Code that draws figures
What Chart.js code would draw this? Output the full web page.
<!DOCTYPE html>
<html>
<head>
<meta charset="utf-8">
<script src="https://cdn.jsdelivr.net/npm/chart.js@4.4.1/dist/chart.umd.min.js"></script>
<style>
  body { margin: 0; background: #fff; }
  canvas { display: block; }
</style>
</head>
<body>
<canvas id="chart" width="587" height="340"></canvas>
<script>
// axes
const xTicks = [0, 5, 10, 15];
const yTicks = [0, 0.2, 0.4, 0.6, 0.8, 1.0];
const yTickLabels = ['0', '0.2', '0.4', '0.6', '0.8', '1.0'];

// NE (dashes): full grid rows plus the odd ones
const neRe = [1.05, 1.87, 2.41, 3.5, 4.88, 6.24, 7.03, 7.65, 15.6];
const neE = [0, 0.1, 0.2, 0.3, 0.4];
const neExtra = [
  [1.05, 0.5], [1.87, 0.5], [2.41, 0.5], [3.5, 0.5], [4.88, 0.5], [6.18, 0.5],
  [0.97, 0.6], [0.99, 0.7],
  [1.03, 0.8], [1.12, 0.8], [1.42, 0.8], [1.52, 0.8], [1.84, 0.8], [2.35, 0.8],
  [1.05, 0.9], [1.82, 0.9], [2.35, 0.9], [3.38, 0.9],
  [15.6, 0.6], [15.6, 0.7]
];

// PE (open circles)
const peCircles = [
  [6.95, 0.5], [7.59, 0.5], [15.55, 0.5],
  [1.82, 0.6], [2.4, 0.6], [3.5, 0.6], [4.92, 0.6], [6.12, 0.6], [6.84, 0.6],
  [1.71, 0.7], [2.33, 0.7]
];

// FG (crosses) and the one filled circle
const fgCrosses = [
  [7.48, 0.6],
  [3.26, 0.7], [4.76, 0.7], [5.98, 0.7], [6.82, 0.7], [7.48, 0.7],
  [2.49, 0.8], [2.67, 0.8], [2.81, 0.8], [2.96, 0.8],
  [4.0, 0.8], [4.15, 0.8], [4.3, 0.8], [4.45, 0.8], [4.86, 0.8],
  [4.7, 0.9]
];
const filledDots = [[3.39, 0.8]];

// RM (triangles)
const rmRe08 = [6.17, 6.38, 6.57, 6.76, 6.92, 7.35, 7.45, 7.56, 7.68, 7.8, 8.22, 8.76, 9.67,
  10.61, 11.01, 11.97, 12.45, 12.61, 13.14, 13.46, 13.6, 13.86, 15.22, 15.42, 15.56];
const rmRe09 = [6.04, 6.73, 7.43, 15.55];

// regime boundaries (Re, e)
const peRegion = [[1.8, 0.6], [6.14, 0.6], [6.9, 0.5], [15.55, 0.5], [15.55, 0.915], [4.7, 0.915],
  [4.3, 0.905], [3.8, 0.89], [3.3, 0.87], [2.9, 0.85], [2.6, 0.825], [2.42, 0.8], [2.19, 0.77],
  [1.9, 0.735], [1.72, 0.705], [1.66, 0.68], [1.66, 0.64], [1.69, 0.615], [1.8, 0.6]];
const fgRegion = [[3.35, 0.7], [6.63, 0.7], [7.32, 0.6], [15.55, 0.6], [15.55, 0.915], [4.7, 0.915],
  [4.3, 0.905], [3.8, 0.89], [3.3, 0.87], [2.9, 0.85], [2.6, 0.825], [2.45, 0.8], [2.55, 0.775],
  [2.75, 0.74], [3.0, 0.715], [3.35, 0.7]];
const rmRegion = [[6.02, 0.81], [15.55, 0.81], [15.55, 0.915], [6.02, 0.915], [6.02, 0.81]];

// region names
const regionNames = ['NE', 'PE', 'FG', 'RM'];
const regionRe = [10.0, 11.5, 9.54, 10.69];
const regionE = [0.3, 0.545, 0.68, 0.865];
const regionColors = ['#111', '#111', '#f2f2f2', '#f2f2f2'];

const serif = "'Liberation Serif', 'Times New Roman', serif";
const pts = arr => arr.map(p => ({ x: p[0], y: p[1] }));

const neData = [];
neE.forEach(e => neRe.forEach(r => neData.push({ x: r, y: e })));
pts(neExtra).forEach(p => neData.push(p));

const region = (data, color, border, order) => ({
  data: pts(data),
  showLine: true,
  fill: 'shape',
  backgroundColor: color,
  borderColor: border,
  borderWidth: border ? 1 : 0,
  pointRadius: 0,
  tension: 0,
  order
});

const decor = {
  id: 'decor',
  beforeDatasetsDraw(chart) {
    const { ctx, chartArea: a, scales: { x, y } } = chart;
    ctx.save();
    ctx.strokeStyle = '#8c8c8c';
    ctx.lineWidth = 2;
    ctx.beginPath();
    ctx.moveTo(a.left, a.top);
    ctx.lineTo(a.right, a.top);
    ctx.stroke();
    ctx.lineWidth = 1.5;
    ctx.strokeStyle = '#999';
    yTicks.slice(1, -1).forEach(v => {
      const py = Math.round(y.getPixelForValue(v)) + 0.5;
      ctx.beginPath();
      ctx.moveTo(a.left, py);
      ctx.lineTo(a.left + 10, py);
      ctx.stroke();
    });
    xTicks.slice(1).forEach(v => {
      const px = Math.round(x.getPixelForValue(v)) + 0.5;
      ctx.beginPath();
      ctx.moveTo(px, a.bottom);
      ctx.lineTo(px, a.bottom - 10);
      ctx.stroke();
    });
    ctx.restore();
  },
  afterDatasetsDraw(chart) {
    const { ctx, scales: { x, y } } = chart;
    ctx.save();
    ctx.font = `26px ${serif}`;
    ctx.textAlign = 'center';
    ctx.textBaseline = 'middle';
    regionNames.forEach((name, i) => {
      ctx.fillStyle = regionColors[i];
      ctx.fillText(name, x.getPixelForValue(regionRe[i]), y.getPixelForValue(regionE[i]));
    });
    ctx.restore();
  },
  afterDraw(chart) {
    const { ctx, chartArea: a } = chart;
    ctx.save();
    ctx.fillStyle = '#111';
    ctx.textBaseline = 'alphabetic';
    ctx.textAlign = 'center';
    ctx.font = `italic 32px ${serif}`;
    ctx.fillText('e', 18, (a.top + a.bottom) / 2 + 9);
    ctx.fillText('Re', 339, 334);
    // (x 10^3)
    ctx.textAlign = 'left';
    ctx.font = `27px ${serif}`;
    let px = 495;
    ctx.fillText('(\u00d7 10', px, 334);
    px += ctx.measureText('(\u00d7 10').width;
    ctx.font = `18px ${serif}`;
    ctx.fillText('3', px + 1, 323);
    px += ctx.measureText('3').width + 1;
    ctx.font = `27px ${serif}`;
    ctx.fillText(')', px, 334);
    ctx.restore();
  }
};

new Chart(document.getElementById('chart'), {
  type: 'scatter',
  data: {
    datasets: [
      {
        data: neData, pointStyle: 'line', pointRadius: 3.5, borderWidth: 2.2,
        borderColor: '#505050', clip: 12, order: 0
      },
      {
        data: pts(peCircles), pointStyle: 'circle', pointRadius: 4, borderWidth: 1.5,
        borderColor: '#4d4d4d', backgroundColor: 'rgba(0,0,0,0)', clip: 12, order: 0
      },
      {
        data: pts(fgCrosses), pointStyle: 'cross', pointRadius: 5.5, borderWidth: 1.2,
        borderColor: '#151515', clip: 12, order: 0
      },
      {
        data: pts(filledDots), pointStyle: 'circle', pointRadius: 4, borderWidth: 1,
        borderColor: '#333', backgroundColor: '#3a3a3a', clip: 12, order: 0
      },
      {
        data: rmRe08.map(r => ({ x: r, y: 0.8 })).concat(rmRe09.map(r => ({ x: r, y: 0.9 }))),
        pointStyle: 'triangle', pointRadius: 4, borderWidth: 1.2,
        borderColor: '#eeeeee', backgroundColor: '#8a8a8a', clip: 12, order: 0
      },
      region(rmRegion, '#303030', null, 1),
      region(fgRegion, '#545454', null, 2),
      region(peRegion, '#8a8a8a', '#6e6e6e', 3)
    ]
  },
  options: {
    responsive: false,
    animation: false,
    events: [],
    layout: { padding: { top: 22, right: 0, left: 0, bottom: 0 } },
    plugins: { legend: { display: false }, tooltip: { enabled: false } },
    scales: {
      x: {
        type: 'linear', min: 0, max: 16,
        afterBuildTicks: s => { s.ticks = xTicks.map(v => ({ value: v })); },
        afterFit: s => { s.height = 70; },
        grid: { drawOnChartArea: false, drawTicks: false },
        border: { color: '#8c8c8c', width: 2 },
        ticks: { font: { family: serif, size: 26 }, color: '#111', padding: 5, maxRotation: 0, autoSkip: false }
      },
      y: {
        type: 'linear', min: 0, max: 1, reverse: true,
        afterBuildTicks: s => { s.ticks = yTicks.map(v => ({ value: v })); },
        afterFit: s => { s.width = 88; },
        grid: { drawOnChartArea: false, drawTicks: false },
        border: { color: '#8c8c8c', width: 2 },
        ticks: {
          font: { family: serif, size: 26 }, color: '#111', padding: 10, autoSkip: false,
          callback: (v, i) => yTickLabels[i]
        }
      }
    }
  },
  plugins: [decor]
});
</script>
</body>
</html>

==

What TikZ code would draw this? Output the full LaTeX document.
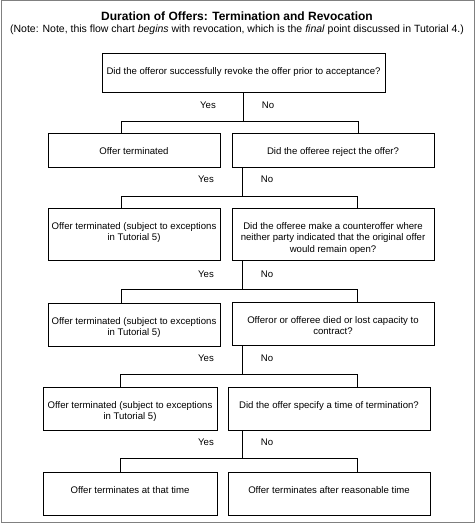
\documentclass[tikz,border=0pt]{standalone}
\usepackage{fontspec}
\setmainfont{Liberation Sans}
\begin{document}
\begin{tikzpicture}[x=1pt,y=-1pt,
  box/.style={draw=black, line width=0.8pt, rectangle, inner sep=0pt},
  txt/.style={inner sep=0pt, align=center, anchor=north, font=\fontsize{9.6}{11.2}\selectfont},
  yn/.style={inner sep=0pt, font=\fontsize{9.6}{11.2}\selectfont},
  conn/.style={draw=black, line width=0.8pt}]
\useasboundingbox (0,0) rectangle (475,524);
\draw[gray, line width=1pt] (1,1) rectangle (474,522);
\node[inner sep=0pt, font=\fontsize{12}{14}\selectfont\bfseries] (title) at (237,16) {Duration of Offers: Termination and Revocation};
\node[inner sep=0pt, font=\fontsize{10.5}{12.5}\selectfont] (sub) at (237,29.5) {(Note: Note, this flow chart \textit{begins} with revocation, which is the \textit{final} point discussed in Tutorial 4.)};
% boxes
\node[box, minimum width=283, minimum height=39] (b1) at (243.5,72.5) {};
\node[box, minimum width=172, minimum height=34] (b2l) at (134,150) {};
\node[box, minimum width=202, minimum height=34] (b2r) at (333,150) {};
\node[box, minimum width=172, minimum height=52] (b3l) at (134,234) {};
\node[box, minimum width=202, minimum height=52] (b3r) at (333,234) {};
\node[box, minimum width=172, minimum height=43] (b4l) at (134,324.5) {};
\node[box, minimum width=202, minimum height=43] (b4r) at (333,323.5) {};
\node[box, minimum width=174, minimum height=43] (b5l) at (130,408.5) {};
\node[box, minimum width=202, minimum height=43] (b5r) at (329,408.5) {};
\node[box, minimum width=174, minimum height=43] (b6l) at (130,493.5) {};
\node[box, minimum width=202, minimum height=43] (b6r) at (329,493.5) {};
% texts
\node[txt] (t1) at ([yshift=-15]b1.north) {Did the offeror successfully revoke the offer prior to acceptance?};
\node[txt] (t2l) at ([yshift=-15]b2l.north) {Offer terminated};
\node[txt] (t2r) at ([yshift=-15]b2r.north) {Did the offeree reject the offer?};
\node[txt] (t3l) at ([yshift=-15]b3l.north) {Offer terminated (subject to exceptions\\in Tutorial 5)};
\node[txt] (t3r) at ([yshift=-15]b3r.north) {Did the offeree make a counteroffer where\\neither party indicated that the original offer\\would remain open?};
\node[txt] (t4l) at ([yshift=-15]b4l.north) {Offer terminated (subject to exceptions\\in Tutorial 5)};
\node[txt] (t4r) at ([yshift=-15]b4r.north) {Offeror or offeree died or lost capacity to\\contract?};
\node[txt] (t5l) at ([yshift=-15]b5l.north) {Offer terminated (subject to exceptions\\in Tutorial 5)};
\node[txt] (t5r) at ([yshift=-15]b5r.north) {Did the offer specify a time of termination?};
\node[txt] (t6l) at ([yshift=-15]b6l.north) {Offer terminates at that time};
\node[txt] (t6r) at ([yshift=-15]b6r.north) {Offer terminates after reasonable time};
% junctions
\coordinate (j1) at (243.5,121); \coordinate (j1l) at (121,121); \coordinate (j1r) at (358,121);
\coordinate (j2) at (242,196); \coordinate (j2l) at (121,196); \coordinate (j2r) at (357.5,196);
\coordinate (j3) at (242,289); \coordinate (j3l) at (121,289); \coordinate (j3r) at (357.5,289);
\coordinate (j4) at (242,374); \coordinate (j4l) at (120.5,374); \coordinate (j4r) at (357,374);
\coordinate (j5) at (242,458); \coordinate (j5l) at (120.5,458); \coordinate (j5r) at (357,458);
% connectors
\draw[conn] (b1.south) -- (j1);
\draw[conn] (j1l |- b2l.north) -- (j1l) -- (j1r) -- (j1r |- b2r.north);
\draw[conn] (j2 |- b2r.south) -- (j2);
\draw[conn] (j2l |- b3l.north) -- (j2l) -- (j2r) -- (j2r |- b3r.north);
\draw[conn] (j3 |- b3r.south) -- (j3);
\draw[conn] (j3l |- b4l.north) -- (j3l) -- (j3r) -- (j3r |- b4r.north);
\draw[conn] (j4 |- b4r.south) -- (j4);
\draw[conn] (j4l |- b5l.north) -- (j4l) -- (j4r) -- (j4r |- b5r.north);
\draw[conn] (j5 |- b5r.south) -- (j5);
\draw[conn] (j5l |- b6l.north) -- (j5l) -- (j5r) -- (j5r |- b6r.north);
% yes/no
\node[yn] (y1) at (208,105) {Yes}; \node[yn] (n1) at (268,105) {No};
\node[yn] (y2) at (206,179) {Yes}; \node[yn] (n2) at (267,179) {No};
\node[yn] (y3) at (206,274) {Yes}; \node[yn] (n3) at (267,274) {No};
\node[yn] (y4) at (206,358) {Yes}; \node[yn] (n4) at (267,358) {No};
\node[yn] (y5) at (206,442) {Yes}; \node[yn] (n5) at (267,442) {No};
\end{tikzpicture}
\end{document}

## TASK TO CARRY OUT:
Starting with the line that contains "What Chart.js code", repeat each line exactly, and stop once the line that contains "const filledDots = [[3.39, 0.8]];" has been repeated.

## TASK SOLUTION:
What Chart.js code would draw this? Output the full web page.
<!DOCTYPE html>
<html>
<head>
<meta charset="utf-8">
<script src="https://cdn.jsdelivr.net/npm/chart.js@4.4.1/dist/chart.umd.min.js"></script>
<style>
  body { margin: 0; background: #fff; }
  canvas { display: block; }
</style>
</head>
<body>
<canvas id="chart" width="587" height="340"></canvas>
<script>
// axes
const xTicks = [0, 5, 10, 15];
const yTicks = [0, 0.2, 0.4, 0.6, 0.8, 1.0];
const yTickLabels = ['0', '0.2', '0.4', '0.6', '0.8', '1.0'];

// NE (dashes): full grid rows plus the odd ones
const neRe = [1.05, 1.87, 2.41, 3.5, 4.88, 6.24, 7.03, 7.65, 15.6];
const neE = [0, 0.1, 0.2, 0.3, 0.4];
const neExtra = [
  [1.05, 0.5], [1.87, 0.5], [2.41, 0.5], [3.5, 0.5], [4.88, 0.5], [6.18, 0.5],
  [0.97, 0.6], [0.99, 0.7],
  [1.03, 0.8], [1.12, 0.8], [1.42, 0.8], [1.52, 0.8], [1.84, 0.8], [2.35, 0.8],
  [1.05, 0.9], [1.82, 0.9], [2.35, 0.9], [3.38, 0.9],
  [15.6, 0.6], [15.6, 0.7]
];

// PE (open circles)
const peCircles = [
  [6.95, 0.5], [7.59, 0.5], [15.55, 0.5],
  [1.82, 0.6], [2.4, 0.6], [3.5, 0.6], [4.92, 0.6], [6.12, 0.6], [6.84, 0.6],
  [1.71, 0.7], [2.33, 0.7]
];

// FG (crosses) and the one filled circle
const fgCrosses = [
  [7.48, 0.6],
  [3.26, 0.7], [4.76, 0.7], [5.98, 0.7], [6.82, 0.7], [7.48, 0.7],
  [2.49, 0.8], [2.67, 0.8], [2.81, 0.8], [2.96, 0.8],
  [4.0, 0.8], [4.15, 0.8], [4.3, 0.8], [4.45, 0.8], [4.86, 0.8],
  [4.7, 0.9]
];
const filledDots = [[3.39, 0.8]];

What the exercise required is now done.